Old Senate Chamber - Use By The Senate and Supreme Court

Use By The Senate and Supreme Court

The chamber was completed in 1810, after Architect of the Capitol Benjamin Henry Latrobe divided the original Senate chamber in the North wing into two rooms, one on the first floor and the other on the second. The bottom-floor chamber—known as the Old Supreme Court Chamber—was put into use as a chamber for the Supreme Court in 1810. In 1860, after the Senate moved to its current quarters, the Supreme Court moved upstairs into Old Senate Chamber, where it sat until the completion of the United States Supreme Court building in 1935.

In 1810—the same year the Supreme Court moved into the lower floor—the Senate moved into the second-story chamber.
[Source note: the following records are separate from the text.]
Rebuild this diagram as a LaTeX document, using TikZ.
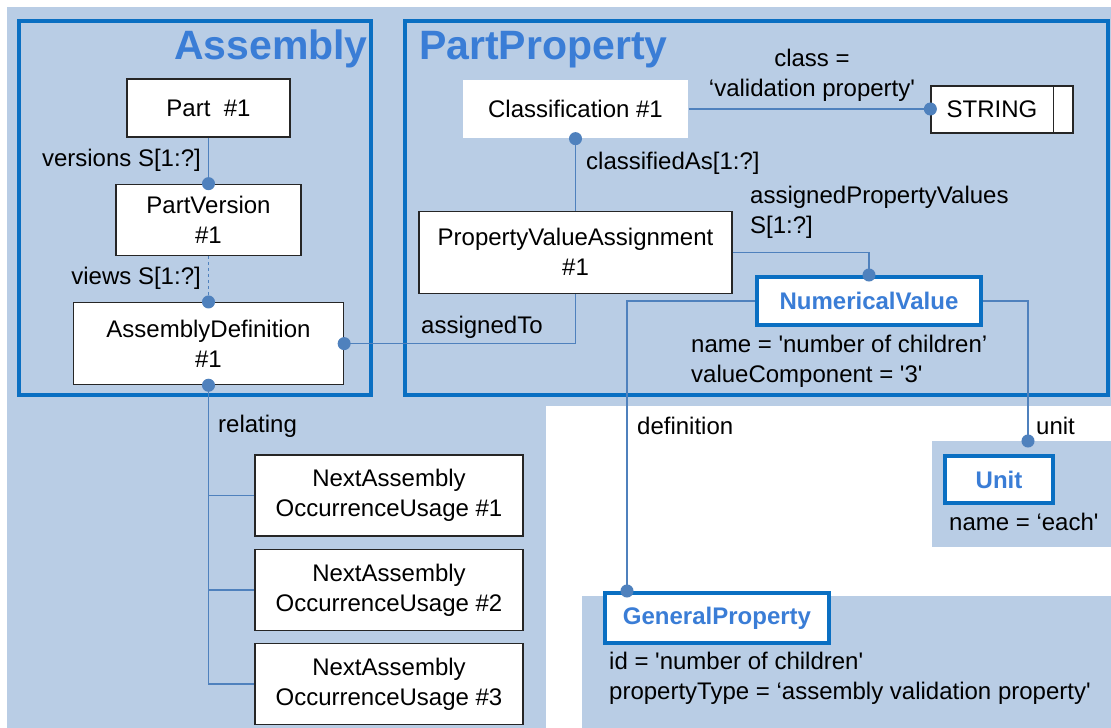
\documentclass[tikz,border=0pt]{standalone}
\usepackage{fontspec}
\newfontfamily\diagfont{Liberation Sans}
\usepackage{tikz}
\usetikzlibrary{arrows.meta, positioning, calc}
\definecolor{panelblue}{HTML}{B9CDE5}
\definecolor{frameblue}{HTML}{0A6FC2}
\definecolor{titleblue}{HTML}{3A7DD6}
\definecolor{linkblue}{HTML}{4F81BD}

\begin{document}
\begin{tikzpicture}[
    x=1pt, y=-1pt,
    node distance=46pt,
    every node/.style={font=\diagfont\fontsize{24}{30}\selectfont},
    obj/.style={rectangle, draw=black!85, line width=1.3pt, fill=white, inner sep=0pt, align=center},
    ent/.style={rectangle, draw=frameblue, line width=4pt, fill=white, inner sep=0pt, text=titleblue, font=\diagfont\bfseries\fontsize{24}{30}\selectfont},
    pkg/.style={draw=frameblue, line width=4pt},
    pkgtitle/.style={inner sep=0pt, text=titleblue, font=\diagfont\bfseries\fontsize{41}{48}\selectfont},
    lbl/.style={inner sep=0pt, align=left},
    link/.style={draw=linkblue, line width=1.5pt},
    dotend/.style={-{Circle[length=13pt]}, shorten >=-6.5pt},
    dotstart/.style={{Circle[length=13pt]}-, shorten <=-6.5pt},
  ]
    \useasboundingbox (0,0) rectangle (1111,728);
    % backgrounds
    \fill[panelblue] (7,7) rectangle (1111,728);
    \fill[white] (546,406) rectangle (1111,728);
    \fill[panelblue] (932,441) rectangle (1111,547);
    \fill[panelblue] (582,596) rectangle (1111,728);
    \draw[pkg] (19,21) rectangle (371,395);
    \draw[pkg] (405,21) rectangle (1108,395);
    \node[pkgtitle, anchor=base east] (asmtitle) at (368,59) {Assembly};
    \node[pkgtitle, anchor=base west] (pptitle) at (419,59) {PartProperty};

    % Assembly
    \node[obj, minimum width=163pt, minimum height=58pt] (part) at (208.5,108) {Part~~\#1};
    \node[obj, minimum width=185pt, minimum height=71pt, below=of part] (pver) {PartVersion\\\#1};
    \node[obj, minimum width=270pt, minimum height=82pt, below=of pver] (adef) {AssemblyDefinition\\\#1};
    \node[obj, minimum width=268pt, minimum height=81pt] (naou1) at (389,495.5) {NextAssembly\\OccurrenceUsage \#1};
    \node[obj, minimum width=268pt, minimum height=81pt, below=12pt of naou1] (naou2) {NextAssembly\\OccurrenceUsage \#2};
    \node[obj, minimum width=268pt, minimum height=81pt, below=12pt of naou2] (naou3) {NextAssembly\\OccurrenceUsage \#3};

    % PartProperty
    \node[obj, draw=none, minimum width=225pt, minimum height=58pt] (cls) at (575.5,109) {Classification \#1};
    \node[obj, minimum width=313pt, minimum height=82pt, below=72pt of cls] (pva) {PropertyValueAssignment\\\#1};
    \node[obj, minimum width=142pt, minimum height=47pt] (str) at (1002,109.5) {STRING\hspace{20pt}};
    \draw[black!85, line width=1.3pt] ([xshift=-20pt]str.north east) -- ([xshift=-20pt]str.south east);
    \node[ent, minimum width=224pt, minimum height=48pt] (numv) at (869,301) {NumericalValue};
    \node[ent, minimum width=108pt, minimum height=47pt] (unit) at (999,479.5) {Unit};
    \node[ent, minimum width=224pt, minimum height=50pt] (genp) at (717,618) {GeneralProperty};
    \coordinate (unitpin) at (1028,441);

    % labels
    \node[lbl, anchor=east] (versionslbl) at (201,160) {versions S[1:?]};
    \node[lbl, anchor=east] (viewslbl) at (201,278) {views S[1:?]};
    \node[lbl, anchor=west] (relatinglbl) at (218,426) {relating};
    \node[lbl, anchor=west] (assignedlbl) at (421,327) {assignedTo};
    \node[lbl, anchor=west] (classifiedlbl) at (586,163) {classifiedAs[1:?]};
    \node[lbl, anchor=west] (apvlbl) at (750,212) {assignedPropertyValues\\S[1:?]};
    \node[lbl, align=center] (classlbl) at (812,75) {class =\\‘validation property'};
    \node[lbl, anchor=west] (numvattr) at (691,361) {name = 'number of children’\\valueComponent = '3'};
    \node[lbl, anchor=west] (deflbl) at (637,426) {definition};
    \node[lbl, anchor=west] (unitlbl) at (1036,426) {unit};
    \node[lbl, anchor=west] (unitattr) at (949,522) {name = ‘each'};
    \node[lbl, anchor=west] (genpattr) at (609,678) {id = 'number of children'\\propertyType = ‘assembly validation property'};

    % connectors
    \draw[link, dotend] (part.south) -- (pver.north);
    \draw[link, dashed, dotend] (pver.south) -- (adef.north);
    \draw[link, dotstart] (adef.south) |- (naou3.west);
    \draw[link] (adef.south |- naou1.west) -- (naou1.west);
    \draw[link] (adef.south |- naou2.west) -- (naou2.west);
    \draw[link, dotstart] (adef.east) -| (pva.south);
    \draw[link, dotstart] (cls.south) -- (pva.north);
    \draw[link, dotend] (cls.east) -- (cls.east -| str.west);
    \draw[link, dotend] (pva.east) -| (numv.north);
    \draw[link, dotend] (numv.west) -| ([xshift=24pt]genp.north west);
    \draw[link, dotend] (numv.east) -| (unitpin);
  \end{tikzpicture}
\end{document}
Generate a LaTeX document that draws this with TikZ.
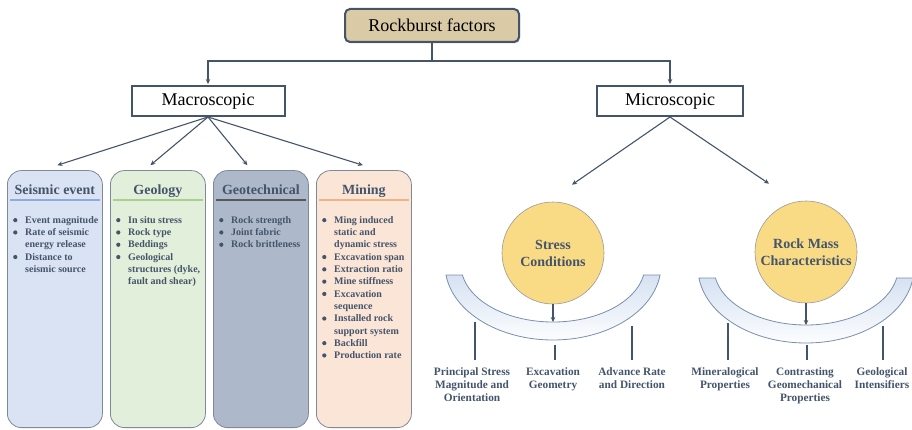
\documentclass[tikz,border=0pt]{standalone}
\usepackage{fontspec}
\setmainfont{Liberation Serif}
\usepackage{xcolor}
\usepackage{tikz}
\usetikzlibrary{arrows.meta, positioning, calc, shadows}

\definecolor{slate}{HTML}{44546A}
\definecolor{boxedge}{HTML}{7F8A99}
\definecolor{fillseis}{HTML}{DAE3F3}
\definecolor{lineseis}{HTML}{8FAADC}
\definecolor{fillgeo}{HTML}{E2EFDA}
\definecolor{linegeo}{HTML}{A9D18E}
\definecolor{filltech}{HTML}{ADB9CA}
\definecolor{linetech}{HTML}{595959}
\definecolor{fillmine}{HTML}{FBE5D6}
\definecolor{linemine}{HTML}{F4B183}
\definecolor{rockfill}{HTML}{DACBA6}
\definecolor{circfill}{HTML}{FADB85}
\definecolor{bandtop}{HTML}{D6E2F2}
\definecolor{bandmid}{HTML}{A4BFE1}
\definecolor{bandedge}{HTML}{7A8FAD}

\newcommand{\bul}{\makebox[12pt][l]{\tikz[baseline=-3.2pt]\fill[slate] (2.2pt,0) circle (2.1pt);}}
\newcommand{\cont}{\hspace*{12pt}}

\begin{document}
\begin{tikzpicture}[x=1pt, y=1pt,
  conn/.style={draw=slate, line width=1.1pt},
  arr/.style={conn, -{Stealth[length=5pt, width=4.5pt]}},
  level/.style={draw=slate, line width=2pt, fill=white, minimum height=30pt, font=\fontsize{18}{20}\selectfont},
  factor/.style={draw=boxedge, line width=0.8pt, rounded corners=14pt, minimum width=95pt, minimum height=257pt, anchor=south west},
  head/.style={font=\fontsize{14}{16}\selectfont\bfseries, text=slate, inner sep=0pt, anchor=base},
  items/.style={font=\fontsize{10}{12.3}\selectfont\bfseries, text=slate, align=left, inner sep=0pt, anchor=north west},
  uline/.style={line width=2pt},
  circ/.style={circle, draw=gray!80, line width=0.6pt, fill=circfill, minimum size=102pt, inner sep=0pt, align=center, font=\fontsize{14}{17}\selectfont\bfseries, text=slate},
  band/.style={draw=bandedge, line width=0.8pt, top color=bandtop, middle color=bandmid, bottom color=white},
  sub/.style={align=center, font=\fontsize{11.3}{13}\selectfont\bfseries, text=slate, anchor=north, inner sep=3pt}
]
  \useasboundingbox (0,0) rectangle (912,429);

  % Top levels
  \node[level, rounded corners=5pt, fill=rockfill, minimum width=174pt, minimum height=33pt,
        drop shadow={shadow xshift=1pt, shadow yshift=-1.5pt, opacity=0.35}] (rock) at (432,403.5) {Rockburst factors};
  \node[level, minimum width=153pt] (macro) at (208,328) {Macroscopic};
  \node[level, minimum width=146pt] (micro) at (670,328) {Microscopic};

  \draw[arr, shorten >=1pt] (rock.south) -- ++(0,-18) -| (macro.north);
  \draw[arr, shorten >=1pt] (rock.south) -- ++(0,-18) -| (micro.north);

  % Macroscopic factor boxes
  \foreach \nm/\x/\ttl in {seis/7/Seismic event, geo/110/Geology, tech/213/Geotechnical, mine/316/Mining} {
    \node[factor, fill=fill\nm] (\nm) at (\x,1) {};
    \node[head] (\nm head) at ([yshift=-24]\nm.north) {\ttl};
    \draw[uline, line\nm] ([shift={(3,-30)}]\nm.north west) -- ([shift={(-3,-30)}]\nm.north east);
  }

  \node[items] (seisitems) at ([shift={(6,-46)}]seis.north west)
    {\bul Event magnitude\\ \bul Rate of seismic\\ \cont energy release\\ \bul Distance to\\ \cont seismic source};
  \node[items] (geoitems) at ([shift={(6,-46)}]geo.north west)
    {\bul In situ stress\\ \bul Rock type\\ \bul Beddings\\ \bul Geological\\ \cont structures (dyke,\\ \cont fault and shear)};
  \node[items] (techitems) at ([shift={(6,-46)}]tech.north west)
    {\bul Rock strength\\ \bul Joint fabric\\ \bul Rock brittleness};
  \node[items] (mineitems) at ([shift={(6,-46)}]mine.north west)
    {\bul Ming induced\\ \cont static and\\ \cont dynamic stress\\ \bul Excavation span\\ \bul Extraction ratio\\ \bul Mine stiffness\\ \bul Excavation\\ \cont sequence\\ \bul Installed rock\\ \cont support system\\ \bul Backfill\\ \bul Production rate};

  \draw[arr] (macro.south) -- ([shift={(2.5,5)}]seis.north);
  \draw[arr] (macro.south) -- ([shift={(-7.5,5)}]geo.north);
  \draw[arr] (macro.south) -- ([shift={(-13.5,5)}]tech.north);
  \draw[arr] (macro.south) -- ([shift={(-1,5)}]mine.north);

  % Microscopic: bands
  \coordinate (sc) at (553,164);
  \coordinate (rc) at (806,161);
  \foreach \c in {sc, rc} {
    \path[band] ([shift={(187.7:108 and 75)}]\c) arc[start angle=187.7, end angle=352.3, x radius=108, y radius=75]
      -- ([shift={(349.9:92 and 57)}]\c) arc[start angle=349.9, end angle=190.1, x radius=92, y radius=57] -- cycle;
  }

  \node[circ] (stress) at (553,176) {Stress\\Conditions};
  \node[circ] (rmass) at (806,177) {Rock Mass\\Characteristics};
  \draw[arr] (micro.south) -- ([shift={(19,17)}]stress.north);
  \draw[arr] (micro.south) -- ([shift={(-37,17)}]rmass.north);

  \coordinate (sin) at (553,107);
  \coordinate (rin) at (806,104);
  \draw[arr] (stress.south) -- (sin);
  \draw[arr] (rmass.south) -- (rin);

  % Sub labels
  \node[sub] (pstress) at (472,65) {Principal Stress\\Magnitude and\\Orientation};
  \node[sub] (exgeom) at (553,65) {Excavation\\Geometry};
  \node[sub] (advrate) at (632,65) {Advance Rate\\and Direction};
  \node[sub] (mineral) at (725,65) {Mineralogical\\Properties};
  \node[sub] (contrast) at (805,65) {Contrasting\\Geomechanical\\Properties};
  \node[sub] (geoint) at (882,65) {Geological\\Intensifiers};

  \coordinate (s1) at (475,107);
  \coordinate (s2) at (555,84);
  \coordinate (s3) at (632,103);
  \coordinate (s4) at (728,106);
  \coordinate (s5) at (807,84);
  \coordinate (s6) at (883,103);
  \draw[conn, line width=1.6pt, shorten >=4pt] (s1) -- (s1 |- pstress.north);
  \draw[conn, line width=1.6pt, shorten >=4pt] (s2) -- (s2 |- exgeom.north);
  \draw[conn, line width=1.6pt, shorten >=4pt] (s3) -- (s3 |- advrate.north);
  \draw[conn, line width=1.6pt, shorten >=4pt] (s4) -- (s4 |- mineral.north);
  \draw[conn, line width=1.6pt, shorten >=4pt] (s5) -- (s5 |- contrast.north);
  \draw[conn, line width=1.6pt, shorten >=4pt] (s6) -- (s6 |- geoint.north);
\end{tikzpicture}
\end{document}
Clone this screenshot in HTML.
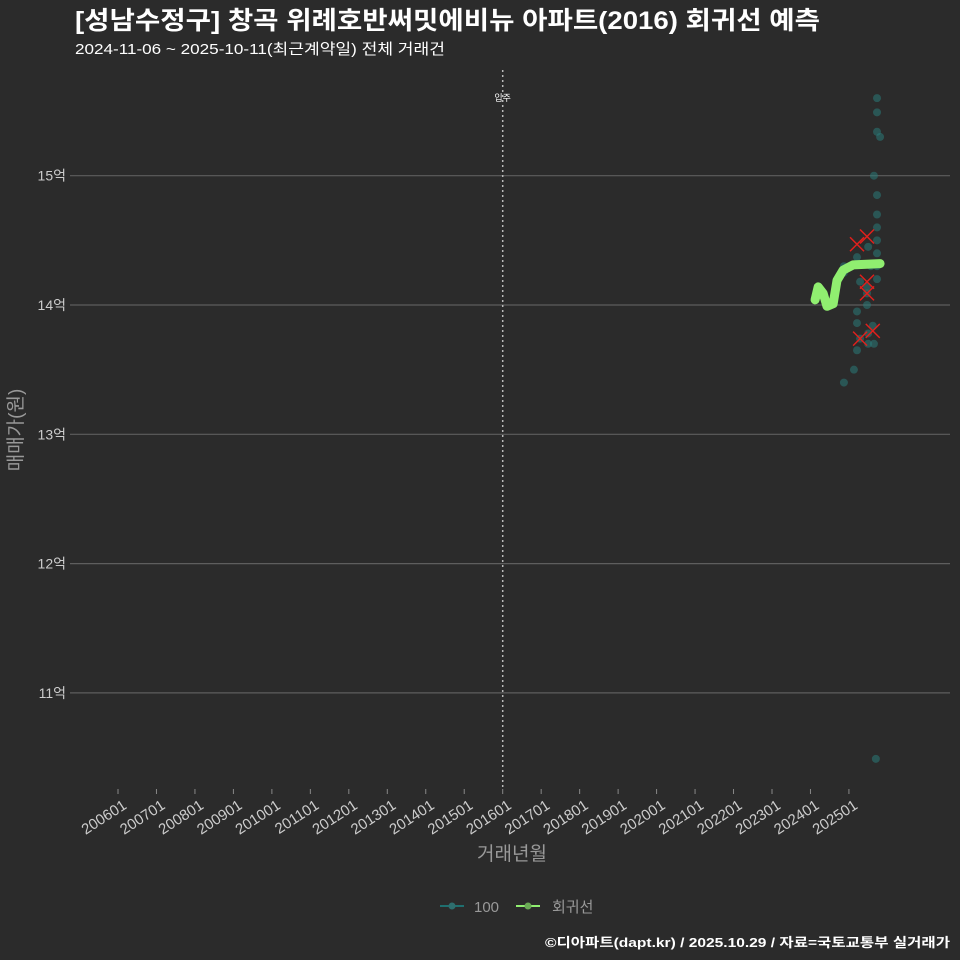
<!DOCTYPE html>
<html><head><meta charset="utf-8"><style>
body{margin:0;background:#2b2b2b;}
svg{display:block;font-family:"Liberation Sans","Noto Sans CJK KR",sans-serif;}
</style></head><body>
<svg id="c" width="960" height="960" viewBox="0 0 960 960">
<rect width="960" height="960" fill="#2b2b2b"/>
<text x="75" y="29" font-size="25" font-weight="bold" fill="#ffffff" textLength="745" lengthAdjust="spacingAndGlyphs">[성남수정구] 창곡 위례호반써밋에비뉴 아파트(2016) 회귀선 예측</text>
<text x="75" y="54" font-size="15" fill="#ffffff" textLength="370" lengthAdjust="spacingAndGlyphs">2024-11-06 ~ 2025-10-11(최근계약일) 전체 거래건</text>
<g id="grid"></g><g id="xax"></g><g id="marks"></g>
<text x="512" y="860" font-size="19" fill="#999" text-anchor="middle">거래년월</text>
<text transform="translate(22,430) rotate(-90)" font-size="19" fill="#999" text-anchor="middle">매매가(원)</text>
<g>
<line x1="440" y1="906" x2="464" y2="906" stroke="#1f6f6f" stroke-width="2"/><circle cx="452" cy="906" r="3.5" fill="#2e6e6e"/>
<text x="474" y="912" font-size="15" fill="#999">100</text>
<line x1="516" y1="906" x2="540" y2="906" stroke="#90ee70" stroke-width="2"/><circle cx="528" cy="906" r="3.5" fill="#6aaa55"/>
<text x="552" y="912" font-size="15" fill="#999">회귀선</text>
</g>
<text x="950" y="947" font-size="13" font-weight="bold" fill="#fff" text-anchor="end" textLength="405" lengthAdjust="spacingAndGlyphs">©디아파트(dapt.kr) / 2025.10.29 / 자료=국토교통부 실거래가</text>
</svg>
<script>
const yTicks=[11,12,13,14,15];
const xTickYears=[2006,2007,2008,2009,2010,2011,2012,2013,2014,2015,2016,2017,2018,2019,2020,2021,2022,2023,2024,2025];
const moveInYear=2016.0;
const ptYear=[2025.73,2025.73,2025.73,2025.81,2025.65,2025.73,2025.73,2025.73,2025.73,2025.73,2025.50,2025.21,2024.87,2025.57,2025.73,2024.87,2025.73,2025.29,2025.47,2025.47,2025.47,2025.21,2025.21,2025.62,2025.50,2025.29,2025.50,2025.65,2025.21,2025.13,2024.87,2025.70];
const ptPrice=[15.6,15.49,15.34,15.3,15.0,14.85,14.7,14.6,14.5,14.4,14.45,14.37,14.3,14.3,14.3,14.25,14.2,14.18,14.14,14.09,14.0,13.95,13.86,13.84,13.78,13.74,13.7,13.7,13.65,13.5,13.4,10.49];
const xYear=[2025.21,2025.47,2025.47,2025.29,2025.62,2025.47];
const xPrice=[14.47,14.53,14.09,13.74,13.80,14.18];
const regYear=[2024.12,2024.20,2024.33,2024.43,2024.59,2024.69,2024.85,2025.11,2025.81];
const regPrice=[14.04,14.14,14.09,13.99,14.01,14.19,14.27,14.31,14.32];
const X=y=>118+(y-2006)*38.47, Y=v=>305-(v-14)*129.3;
const ns="http://www.w3.org/2000/svg";
function mk(p,t,a){const e=document.createElementNS(ns,t);for(const k in a)e.setAttribute(k,a[k]);p.appendChild(e);return e;}
const grid=document.getElementById('grid'),xax=document.getElementById('xax'),marks=document.getElementById('marks');
yTicks.forEach(v=>{
 const l=mk(grid,'line',{x1:70,x2:950,y1:Y(v),y2:Y(v),stroke:'#5e5e5e','stroke-width':1.2});
 
 
 const t=mk(grid,'text',{x:66,y:Y(v)+5,'font-size':14,fill:'#ccc','text-anchor':'end'});t.textContent=v+'억';
 
 
});
xTickYears.forEach(y=>{
 const x=X(y);
 const l=mk(xax,'line',{x1:x,x2:x,y1:789,y2:794,stroke:'#888'});
 
 
 const t=mk(xax,'text',{transform:`translate(${x+4},799) rotate(-33)`,'font-size':15,fill:'#ccc','text-anchor':'end','dominant-baseline':'hanging'});t.textContent=y+'01';
 
 
});
const mx=X(moveInYear);
const vl=mk(marks,'line',{x1:mx,x2:mx,y1:70,y2:790,stroke:'#bbb','stroke-width':1.5,'stroke-dasharray':'2,3'});


const vt=mk(marks,'text',{x:mx,y:101,'font-size':9,fill:'#fff','text-anchor':'middle'});vt.textContent='입주';


ptYear.forEach((y,i)=>{
 const c=mk(marks,'circle',{cx:X(y),cy:Y(ptPrice[i]),r:4,fill:'#2a7a78','fill-opacity':0.55});
 
 
});
const d=regYear.map((y,i)=>(i?'L':'M')+X(y)+','+Y(regPrice[i])).join('');
const rl=mk(marks,'path',{d:d,fill:'none',stroke:'#90ee70','stroke-width':9,'stroke-linecap':'round','stroke-linejoin':'round'});


xYear.forEach((y,i)=>{
 const x=X(y),yy=Y(xPrice[i]);
 const p=mk(marks,'path',{d:`M${x-7},${yy-7}L${x+7},${yy+7}M${x+7},${yy-7}L${x-7},${yy+7}`,stroke:'#e0201c','stroke-width':1.5});
 
 
});
</script>
</body></html>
For the next 49 years, the Senate used the chamber until the completion of the north wing extension in 1859, when they moved to their present-day chamber. At its height, 64 senators met in the chamber.

Many noted events that occurred in the chamber. Among them are the passage of the 1820 Missouri Compromise, the 1830 Webster–Hayne debate, and the Webster-Clay-Calhoun debates over the Compromise of 1850. In 1856, Representative Preston Brooks beat Senator Charles Sumner nearly to death with a cane in the chamber. The attack occurred three days after Sumner, a strident abolitionist, attacked pro-slavery politicians, including Brooks' relative Senator Andrew Butler, in a speech. Brooks attacked Sumner as a matter of honor, beating him with a cane and injuring him so badly that he was absent from the Senate for nearly three years as he recovered.

Until 1976, the room was used for meetings, irregular congressional committee hearings, and as temporary quarters while the modern Senate chamber was being repaired in 1940, 1949, and 1950.